As you walk ahead, you will find a mural of a calligrapher. The backstory of the representation is that, while not many residents were educated and literate, they would rely on a calligrapher to write their letters to their families back in mainland China. Meanwhile, below the mezzanine, you will find a pretty lady by the window, dressed beautifully with a full-face make up. This mural would represent one of the illegal businesses back in the day, where the alley was known for its ‘red light district’.
All the murals at Kwai Chai Hong are the intricate works of five local artists, so look closely and note the different styles of each mural. However, the biggest mural that you will find as you ascend into an open mezzanine, is a combined art piece of all the five artists! It is a mural of the local Chinese community scene back in the 60s, and at the very top, a special homage to Chin Woo Stadium.
Oh, there’s also a mural of a couple of kids playing the traditional skipping rope (made of rubber bands)! It’s an “Instagrammable” corner where you can get creative to get the perfect shot as though you’re playing with them!
Another trick is to locate the green ventilators. Some are more visible than others. What’s so special about them, though? They are the olden-days hand-crafted porcelain ventilators, so one is not like the other.
When you’re there, be sure to stop and stare in awe at the Century-Old Lamp Post, the oldest, still-standing original lamp post in Malaysia that dates back to the 1900s when electricity first arrived.

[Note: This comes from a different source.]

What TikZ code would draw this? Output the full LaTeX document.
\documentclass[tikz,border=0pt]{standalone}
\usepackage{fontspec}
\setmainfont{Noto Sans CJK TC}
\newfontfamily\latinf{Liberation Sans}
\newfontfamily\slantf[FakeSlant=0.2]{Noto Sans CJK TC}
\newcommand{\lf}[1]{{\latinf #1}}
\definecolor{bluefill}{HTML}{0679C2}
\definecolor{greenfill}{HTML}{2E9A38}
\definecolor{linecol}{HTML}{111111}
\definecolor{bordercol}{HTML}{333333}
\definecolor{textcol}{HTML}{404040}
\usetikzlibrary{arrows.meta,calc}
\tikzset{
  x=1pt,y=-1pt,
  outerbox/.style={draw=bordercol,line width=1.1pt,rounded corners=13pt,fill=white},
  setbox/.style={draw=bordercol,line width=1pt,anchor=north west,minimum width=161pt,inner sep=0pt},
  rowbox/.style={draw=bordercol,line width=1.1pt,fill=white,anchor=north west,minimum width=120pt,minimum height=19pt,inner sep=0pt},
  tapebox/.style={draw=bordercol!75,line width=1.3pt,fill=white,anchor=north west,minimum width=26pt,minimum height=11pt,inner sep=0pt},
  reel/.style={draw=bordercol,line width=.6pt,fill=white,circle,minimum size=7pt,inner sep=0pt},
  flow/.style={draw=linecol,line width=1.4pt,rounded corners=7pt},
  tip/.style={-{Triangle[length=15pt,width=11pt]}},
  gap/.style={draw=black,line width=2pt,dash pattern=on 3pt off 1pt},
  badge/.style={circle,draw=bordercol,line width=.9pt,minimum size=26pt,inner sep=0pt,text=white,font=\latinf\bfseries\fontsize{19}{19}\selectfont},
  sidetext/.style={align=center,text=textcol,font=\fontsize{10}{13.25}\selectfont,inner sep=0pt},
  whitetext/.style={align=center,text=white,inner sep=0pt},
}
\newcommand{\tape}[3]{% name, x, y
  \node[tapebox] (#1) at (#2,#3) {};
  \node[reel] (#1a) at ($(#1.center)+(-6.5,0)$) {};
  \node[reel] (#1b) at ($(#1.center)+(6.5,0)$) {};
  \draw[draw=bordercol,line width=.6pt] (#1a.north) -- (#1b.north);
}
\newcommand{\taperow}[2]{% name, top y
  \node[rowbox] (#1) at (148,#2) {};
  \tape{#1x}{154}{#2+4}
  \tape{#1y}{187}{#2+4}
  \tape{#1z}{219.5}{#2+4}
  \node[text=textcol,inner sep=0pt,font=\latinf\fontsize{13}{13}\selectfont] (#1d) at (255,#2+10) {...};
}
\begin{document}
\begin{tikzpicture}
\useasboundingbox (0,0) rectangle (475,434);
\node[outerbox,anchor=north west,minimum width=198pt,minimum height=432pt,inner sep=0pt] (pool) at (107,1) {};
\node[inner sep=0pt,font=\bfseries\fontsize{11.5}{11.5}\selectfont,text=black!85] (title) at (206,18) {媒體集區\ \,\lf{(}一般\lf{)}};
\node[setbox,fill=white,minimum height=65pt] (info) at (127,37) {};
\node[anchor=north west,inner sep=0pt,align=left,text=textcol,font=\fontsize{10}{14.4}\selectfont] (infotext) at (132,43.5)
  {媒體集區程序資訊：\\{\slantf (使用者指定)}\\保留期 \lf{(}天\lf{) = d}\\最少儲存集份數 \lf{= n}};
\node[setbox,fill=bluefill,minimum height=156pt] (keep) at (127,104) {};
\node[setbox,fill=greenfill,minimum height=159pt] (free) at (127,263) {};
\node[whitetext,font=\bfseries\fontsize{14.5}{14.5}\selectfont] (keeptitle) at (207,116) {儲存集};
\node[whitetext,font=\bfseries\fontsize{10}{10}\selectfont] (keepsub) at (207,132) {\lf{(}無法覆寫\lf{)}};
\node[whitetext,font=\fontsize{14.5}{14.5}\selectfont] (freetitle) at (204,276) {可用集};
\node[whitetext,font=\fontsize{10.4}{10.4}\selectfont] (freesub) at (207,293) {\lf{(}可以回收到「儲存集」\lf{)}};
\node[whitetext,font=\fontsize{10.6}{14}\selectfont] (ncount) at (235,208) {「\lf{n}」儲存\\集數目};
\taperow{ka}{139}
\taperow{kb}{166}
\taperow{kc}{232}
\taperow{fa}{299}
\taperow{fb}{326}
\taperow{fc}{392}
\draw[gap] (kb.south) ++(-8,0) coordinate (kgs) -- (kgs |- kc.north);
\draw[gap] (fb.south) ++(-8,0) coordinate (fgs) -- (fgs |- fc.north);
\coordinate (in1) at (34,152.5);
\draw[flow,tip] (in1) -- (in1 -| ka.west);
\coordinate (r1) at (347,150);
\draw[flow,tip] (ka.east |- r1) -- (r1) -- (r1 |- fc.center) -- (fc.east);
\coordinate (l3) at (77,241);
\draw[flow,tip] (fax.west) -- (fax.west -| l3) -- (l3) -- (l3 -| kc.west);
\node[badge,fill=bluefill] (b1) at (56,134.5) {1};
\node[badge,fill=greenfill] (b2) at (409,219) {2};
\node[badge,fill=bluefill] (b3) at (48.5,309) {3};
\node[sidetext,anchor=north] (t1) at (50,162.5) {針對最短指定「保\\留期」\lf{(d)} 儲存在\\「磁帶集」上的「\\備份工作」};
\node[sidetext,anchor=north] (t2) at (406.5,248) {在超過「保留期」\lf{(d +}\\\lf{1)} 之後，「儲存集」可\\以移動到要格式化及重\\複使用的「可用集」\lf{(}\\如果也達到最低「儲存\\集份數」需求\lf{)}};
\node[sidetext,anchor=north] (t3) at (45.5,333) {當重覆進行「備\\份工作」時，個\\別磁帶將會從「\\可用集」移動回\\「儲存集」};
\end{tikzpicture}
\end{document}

After you have finished with the short tour around Kwai Chai Hong, quench your thirst and fill your tummy up at one (or all!) of the restaurants and cafés available there. We cooled down at Bubble Bee Café, a cosy two-storey waffle shop with a rustic interior.
Despite the short visit, I went home feeling a bit sentimental after reconnecting with the past, thanks to Zeen’s passionate and patriotic briefing. It sure is different when a place is sincerely taken care of by the ones who love and respect history and nature. This would be the perfect place to spend our Malaysia day holiday! (Or any other day, of course!)
If you wish to come here by using the public transport, stop at Pasar Seni Station if you’re taking LRT/ MRT or Maharajalela Station if you’re taking the Monorail. You’ll have to walk for a bit before you reach Kwai Chai Hong. Did I not mention the entrance fee? That’s because it’s free!